Nos anos seguintes a essa tragédia, que ficou marcada pela luta de melhorias trabalhistas, entre os anos de 1912 a 1914, países como a Suécia, os EUA, Alemanha e a Rússia, passaram a comemorar o Dia Internacional da Mulher, todos sem datas definidas. Em 1914, a Secretaria Internacional da Mulher Socialista define o 8 de março como o dia “D” para as manifestações, porém em alguns países, as comemorações eram censuradas pelas ditaduras.

Apenas em 1975, o direito à manifestação pública foi consagrado quando a Organização das Nações Unidas (ONU) decretou o dia 8 de março como o Dia Internacional da Mulher. Desde então, as manifestações e as celebrações das conquistas realizadas por mulheres como Clara Zetkin, Alexandra Kollontai, Clara Lemlich, Rosa Luxemburgo, Berta Lutz, são lembradas e diariamente, reforçadas por aquelas mulheres que continuam a luta pela igualdade entre os gêneros e a liberdade de ser mulher.

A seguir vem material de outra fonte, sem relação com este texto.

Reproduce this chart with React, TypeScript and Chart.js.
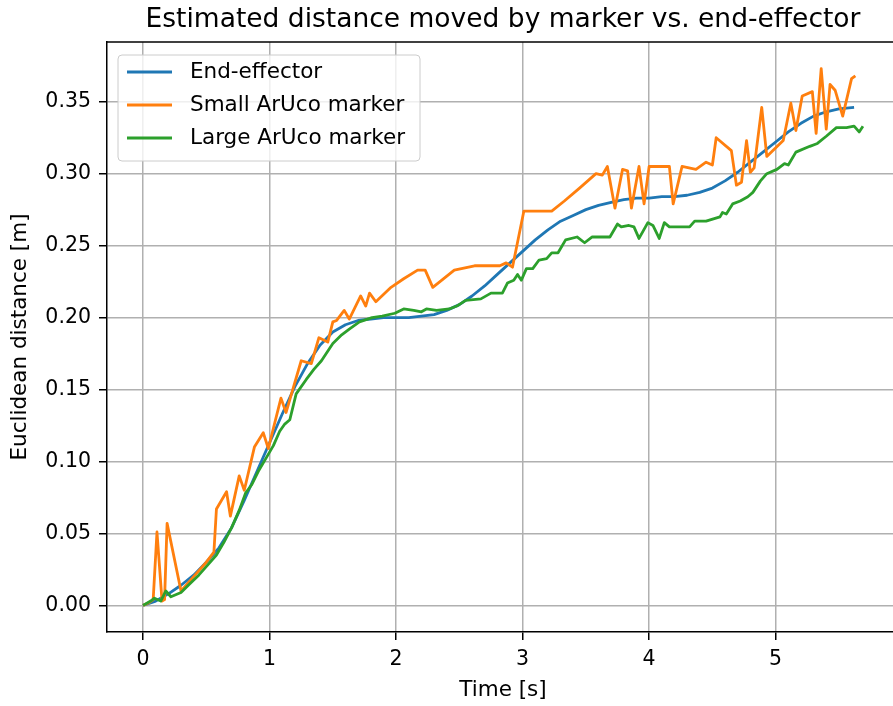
import React, { useEffect, useRef } from "react";
import { Chart, registerables } from "chart.js";

Chart.register(...registerables);

const chartTitle = "Estimated distance moved by marker vs. end-effector";
const xAxisTitle = "Time [s]";
const yAxisTitle = "Euclidean distance [m]";
const xTickValues = [0, 1, 2, 3, 4, 5];
const yTickValues = [0, 0.05, 0.1, 0.15, 0.2, 0.25, 0.3, 0.35];
const seriesLabels = ["End-effector", "Small ArUco marker", "Large ArUco marker"];
const seriesColors = ["#1f77b4", "#ff7f0e", "#2ca02c"];

const eeTime = [0, 0.1, 0.2, 0.3, 0.4, 0.5, 0.6, 0.7, 0.8, 0.9, 1.0, 1.1, 1.2, 1.3, 1.4, 1.5, 1.6, 1.7, 1.8, 1.9, 2.0, 2.1, 2.2, 2.3, 2.4, 2.5, 2.6, 2.7, 2.8, 2.9, 3.0, 3.1, 3.2, 3.3, 3.4, 3.5, 3.6, 3.7, 3.8, 3.9, 4.0, 4.1, 4.2, 4.3, 4.4, 4.5, 4.6, 4.7, 4.8, 4.9, 5.0, 5.1, 5.2, 5.3, 5.4, 5.5, 5.62];
const eeDist = [0, 0.003, 0.008, 0.014, 0.021, 0.030, 0.040, 0.054, 0.073, 0.093, 0.113, 0.133, 0.152, 0.168, 0.181, 0.190, 0.195, 0.198, 0.199, 0.200, 0.200, 0.200, 0.201, 0.202, 0.205, 0.209, 0.215, 0.222, 0.230, 0.238, 0.246, 0.254, 0.261, 0.267, 0.271, 0.275, 0.278, 0.280, 0.282, 0.283, 0.283, 0.284, 0.284, 0.285, 0.287, 0.290, 0.295, 0.301, 0.308, 0.315, 0.322, 0.329, 0.335, 0.340, 0.343, 0.345, 0.346];

const smallTime = [0, 0.05, 0.08, 0.11, 0.15, 0.17, 0.19, 0.3, 0.4, 0.5, 0.56, 0.58, 0.66, 0.69, 0.76, 0.8, 0.88, 0.95, 0.99, 1.09, 1.13, 1.25, 1.33, 1.39, 1.46, 1.5, 1.53, 1.59, 1.63, 1.72, 1.76, 1.79, 1.84, 1.96, 2.06, 2.17, 2.23, 2.29, 2.46, 2.62, 2.82, 2.87, 2.92, 3.01, 3.23, 3.33, 3.45, 3.58, 3.63, 3.67, 3.73, 3.79, 3.83, 3.86, 3.92, 3.96, 4.0, 4.16, 4.19, 4.26, 4.37, 4.45, 4.5, 4.53, 4.65, 4.69, 4.73, 4.77, 4.8, 4.83, 4.89, 4.93, 5.06, 5.12, 5.16, 5.21, 5.29, 5.32, 5.36, 5.4, 5.43, 5.47, 5.53, 5.6, 5.63];
const smallDist = [0, 0.002, 0.004, 0.051, 0.003, 0.004, 0.057, 0.010, 0.020, 0.030, 0.037, 0.067, 0.079, 0.062, 0.090, 0.080, 0.110, 0.120, 0.109, 0.144, 0.134, 0.170, 0.168, 0.186, 0.183, 0.197, 0.198, 0.205, 0.199, 0.215, 0.208, 0.217, 0.211, 0.221, 0.227, 0.233, 0.233, 0.221, 0.233, 0.236, 0.236, 0.238, 0.235, 0.274, 0.274, 0.281, 0.290, 0.300, 0.299, 0.305, 0.276, 0.303, 0.302, 0.276, 0.305, 0.279, 0.305, 0.305, 0.279, 0.305, 0.303, 0.308, 0.306, 0.325, 0.316, 0.292, 0.294, 0.323, 0.301, 0.304, 0.346, 0.312, 0.323, 0.349, 0.330, 0.354, 0.357, 0.328, 0.373, 0.331, 0.362, 0.358, 0.340, 0.366, 0.368];

const largeTime = [0, 0.06, 0.09, 0.14, 0.18, 0.22, 0.3, 0.37, 0.44, 0.51, 0.58, 0.64, 0.7, 0.76, 0.81, 0.86, 0.91, 0.97, 1.03, 1.08, 1.12, 1.16, 1.21, 1.29, 1.35, 1.41, 1.5, 1.57, 1.63, 1.71, 1.81, 1.89, 1.99, 2.06, 2.14, 2.2, 2.24, 2.32, 2.42, 2.48, 2.55, 2.67, 2.75, 2.84, 2.88, 2.93, 2.96, 2.99, 3.03, 3.08, 3.13, 3.19, 3.23, 3.28, 3.34, 3.43, 3.49, 3.55, 3.69, 3.75, 3.78, 3.84, 3.88, 3.92, 3.99, 4.03, 4.08, 4.12, 4.16, 4.32, 4.36, 4.45, 4.56, 4.58, 4.61, 4.66, 4.72, 4.78, 4.82, 4.88, 4.93, 5.01, 5.07, 5.1, 5.16, 5.27, 5.33, 5.4, 5.48, 5.56, 5.62, 5.66, 5.69];
const largeDist = [0, 0.003, 0.005, 0.003, 0.010, 0.006, 0.009, 0.015, 0.021, 0.028, 0.035, 0.044, 0.054, 0.066, 0.078, 0.084, 0.093, 0.102, 0.111, 0.121, 0.126, 0.129, 0.147, 0.157, 0.164, 0.170, 0.182, 0.188, 0.192, 0.197, 0.200, 0.201, 0.203, 0.206, 0.205, 0.204, 0.206, 0.205, 0.206, 0.208, 0.212, 0.213, 0.217, 0.217, 0.224, 0.226, 0.230, 0.226, 0.234, 0.234, 0.240, 0.241, 0.245, 0.245, 0.254, 0.256, 0.252, 0.256, 0.256, 0.265, 0.263, 0.264, 0.263, 0.255, 0.266, 0.264, 0.255, 0.266, 0.263, 0.263, 0.267, 0.267, 0.270, 0.273, 0.272, 0.279, 0.281, 0.284, 0.287, 0.295, 0.300, 0.303, 0.307, 0.306, 0.315, 0.319, 0.321, 0.326, 0.332, 0.332, 0.333, 0.329, 0.333];

const FONT = "'DejaVu Sans', sans-serif";

const pairs = (xs: number[], ys: number[]) => xs.map((x, i) => ({ x, y: ys[i] }));

const overlayPlugin = {
  id: "overlay",
  afterDraw(chart: any) {
    const { ctx, chartArea } = chart;
    ctx.save();
    // top spine
    ctx.strokeStyle = "#000";
    ctx.lineWidth = 1.5;
    ctx.beginPath();
    ctx.moveTo(chartArea.left, chartArea.top);
    ctx.lineTo(chartArea.right + 2, chartArea.top);
    ctx.stroke();
    // title
    ctx.fillStyle = "#000";
    ctx.font = `26.5px ${FONT}`;
    ctx.textAlign = "center";
    ctx.textBaseline = "alphabetic";
    ctx.fillText(chartTitle, (chartArea.left + chartArea.right) / 2, 27);
    // legend
    const bx = 118, by = 55, bw = 302, bh = 106, r = 4;
    ctx.beginPath();
    ctx.moveTo(bx + r, by);
    ctx.lineTo(bx + bw - r, by);
    ctx.arcTo(bx + bw, by, bx + bw, by + r, r);
    ctx.lineTo(bx + bw, by + bh - r);
    ctx.arcTo(bx + bw, by + bh, bx + bw - r, by + bh, r);
    ctx.lineTo(bx + r, by + bh);
    ctx.arcTo(bx, by + bh, bx, by + bh - r, r);
    ctx.lineTo(bx, by + r);
    ctx.arcTo(bx, by, bx + r, by, r);
    ctx.closePath();
    ctx.fillStyle = "rgba(255,255,255,0.8)";
    ctx.fill();
    ctx.strokeStyle = "#cccccc";
    ctx.lineWidth = 1;
    ctx.stroke();
    ctx.font = `21.5px ${FONT}`;
    ctx.textAlign = "left";
    ctx.textBaseline = "middle";
    seriesLabels.forEach((label, i) => {
      const y = 72 + i * 33;
      ctx.strokeStyle = seriesColors[i];
      ctx.lineWidth = 2.8;
      ctx.beginPath();
      ctx.moveTo(127, y);
      ctx.lineTo(172, y);
      ctx.stroke();
      ctx.fillStyle = "#000";
      ctx.fillText(label, 190, y);
    });
    ctx.restore();
  },
};

export default function App() {
  const ref = useRef<HTMLCanvasElement | null>(null);
  useEffect(() => {
    if (!ref.current) return;
    const datasets = [
      { label: seriesLabels[0], data: pairs(eeTime, eeDist), borderColor: seriesColors[0], order: 3 },
      { label: seriesLabels[1], data: pairs(smallTime, smallDist), borderColor: seriesColors[1], order: 2 },
      { label: seriesLabels[2], data: pairs(largeTime, largeDist), borderColor: seriesColors[2], order: 1 },
    ].map((d) => ({ ...d, borderWidth: 2.8, pointRadius: 0, fill: false, tension: 0, borderJoinStyle: "round" as const, borderCapStyle: "butt" as const }));

    const chart = new Chart(ref.current, {
      type: "line",
      data: { datasets },
      plugins: [overlayPlugin],
      options: {
        animation: false,
        responsive: false,
        devicePixelRatio: 1,
        layout: { padding: { top: 42, left: 0, right: 1, bottom: 0 } },
        plugins: { legend: { display: false }, tooltip: { enabled: false }, title: { display: false } },
        scales: {
          x: {
            type: "linear",
            min: -0.285,
            max: 5.975,
            afterBuildTicks: (s: any) => { s.ticks = xTickValues.map((v) => ({ value: v })); },
            afterFit: (s: any) => { s.height = 74; },
            ticks: { font: { family: FONT, size: 20.5 }, color: "#000", padding: 7, callback: (v: any) => String(v), maxRotation: 0 },
            grid: { color: "#b0b0b0", lineWidth: 1.5, tickColor: "#000", tickLength: 8, tickWidth: 1.5 },
            border: { color: "#000", width: 1.5 },
            title: { display: true, text: xAxisTitle, font: { family: FONT, size: 21.5 }, color: "#000", padding: { top: 0, bottom: 3 } },
          },
          y: {
            type: "linear",
            min: -0.0185,
            max: 0.3915,
            afterBuildTicks: (s: any) => { s.ticks = yTickValues.map((v) => ({ value: v })); },
            afterFit: (s: any) => { s.width = 107; },
            ticks: { font: { family: FONT, size: 20.5 }, color: "#000", padding: 8, callback: (v: any) => Number(v).toFixed(2) },
            grid: { color: "#b0b0b0", lineWidth: 1.5, tickColor: "#000", tickLength: 8, tickWidth: 1.5 },
            border: { color: "#000", width: 1.5 },
            title: { display: true, text: yAxisTitle, font: { family: FONT, size: 21.5 }, color: "#000", padding: { top: 8, bottom: 0 } },
          },
        },
      },
    } as any);
    return () => chart.destroy();
  }, []);
  return (
    <div style={{ position: "absolute", left: 0, top: 0, width: 893, height: 706, overflow: "hidden", background: "#fff" }}>
      <canvas ref={ref} width={900} height={706} style={{ display: "block", width: 900, height: 706 }} />
    </div>
  );
}
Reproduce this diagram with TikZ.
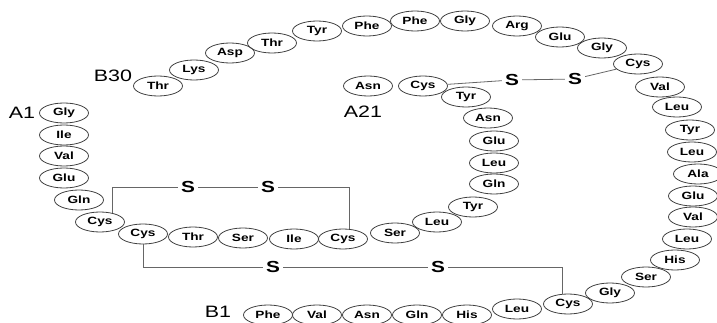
\documentclass[tikz,border=0pt]{standalone}
\usepackage{fontspec}
\setmainfont{Liberation Sans}
\newfontfamily\resfont[FakeStretch=1.3]{Liberation Sans}
\tikzset{
  res/.style={ellipse, draw=black!75, line width=.8pt, minimum width=49pt,
    minimum height=20pt, inner sep=0pt, font=\resfont\bfseries\fontsize{10.5}{10.5}\selectfont},
  sulf/.style={inner sep=3pt, font=\resfont\bfseries\fontsize{16}{16}\selectfont},
  chain/.style={inner sep=0pt, font=\resfont\fontsize{16.5}{16.5}\selectfont},
  bond/.style={draw=black!60, line width=.8pt}
}
\usetikzlibrary{shapes.geometric}
\begin{document}
\begin{tikzpicture}[x=1pt,y=-1pt]
  \useasboundingbox (0,0) rectangle (717,323);
  \clip (0,0) rectangle (717,323);
  % A chain
  \foreach \n/\x/\y/\t in {a1/64/113/Gly, a2/64/135/Ile, a3/64/156/Val, a4/64/178/Glu,
      a5/79/200/Gln, a6/100/222/Cys, a7/143/234/Cys, a8/193/237/Thr, a9/243/238/Ser,
      a10/294/239/Ile, a11/343/239/Cys, a12/395/233/Ser, a13/437/222/Leu, a14/473/207/Tyr,
      a15/494/184/Gln, a16/494/163/Leu, a17/494/141/Glu, a18/488/118/Asn, a19/466/97/Tyr,
      a20/423/86/Cys, a21/368/86/Asn} {
    \node[res] (\n) at (\x,\y) {\t}; }
  % B chain
  \foreach \n/\x/\y/\t in {b1/268/315/Phe, b2/317/315/Val, b3/367/315/Asn, b4/417/315/Gln,
      b5/467/315/His, b6/517/309/Leu, b7/568/304/Cys, b8/610/293/Gly, b9/646/277/Ser,
      b10/675/260/His, b11/687/239/Leu, b12/693/217/Val, b13/693/196/Glu, b14/698/174/Ala,
      b15/692/152/Leu, b16/690/130/Tyr, b17/677/107/Leu, b18/660/87/Val, b19/638/64/Cys,
      b20/602/48/Gly, b21/560/37/Glu, b22/517/26/Arg, b23/465/21/Gly, b24/415/21/Phe,
      b25/367/26/Phe, b26/317/31/Tyr, b27/272/43/Thr, b28/230/53/Asp, b29/194/70/Lys,
      b30/158/86/Thr} {
    \node[res] (\n) at (\x,\y) {\t}; }
  % chain ends
  \node[chain] (lA1) at (22,113) {A1};
  \node[chain] (lA21) at (363,112) {A21};
  \node[chain] (lB1) at (218,312) {B1};
  \node[chain] (lB30) at (113,76) {B30};
  % disulfide bridges
  \node[sulf] (s1) at (188,187) {S};
  \node[sulf] (s2) at (268,187) {S};
  \node[sulf] (s3) at (273,267) {S};
  \node[sulf] (s4) at (438,267) {S};
  \node[sulf] (s5) at (512,80) {S};
  \node[sulf] (s6) at (575,79) {S};
  \draw[bond] (a6.36) |- (s1) -- (s2) -| (a11.58);
  \draw[bond] (a7.south) |- (s3) -- (s4) -| (b7.117);
  \draw[bond] (a20) -- (s5) -- (s6) -- (b19);
\end{tikzpicture}
\end{document}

Matéria originalmente postada no site Primeira Edição.

2 comentários:

  1. ...será que a mulher precisa apenas definir uma posição? cuidar da família, seguir seus ditos postulados biológicos ou seguir uma profissão, construir carreira, trabalhar?
    Na verdade eu acredito que a realidade irá moldar a posição dessa mulher; ela pode escolher cuidar da família, mas não alcançar meios para isso, ou pode trabalhar e ser ainda sim uma mãe, companheira presente, ou pode não ter nada disso... desejo que as mulheres possam ter a possibilidade de escolher que posição tomar, que elas sejam protagonistas disso tudo... que sejam mulher na sua própria vida.

    "Não se nasce mulher, torna-se" como já dizia Simone de Beavoir.

    Gostei das colocações... boa reportagem.
    E desse blog eu gostei tbm, parabéns a vcs que o constoem.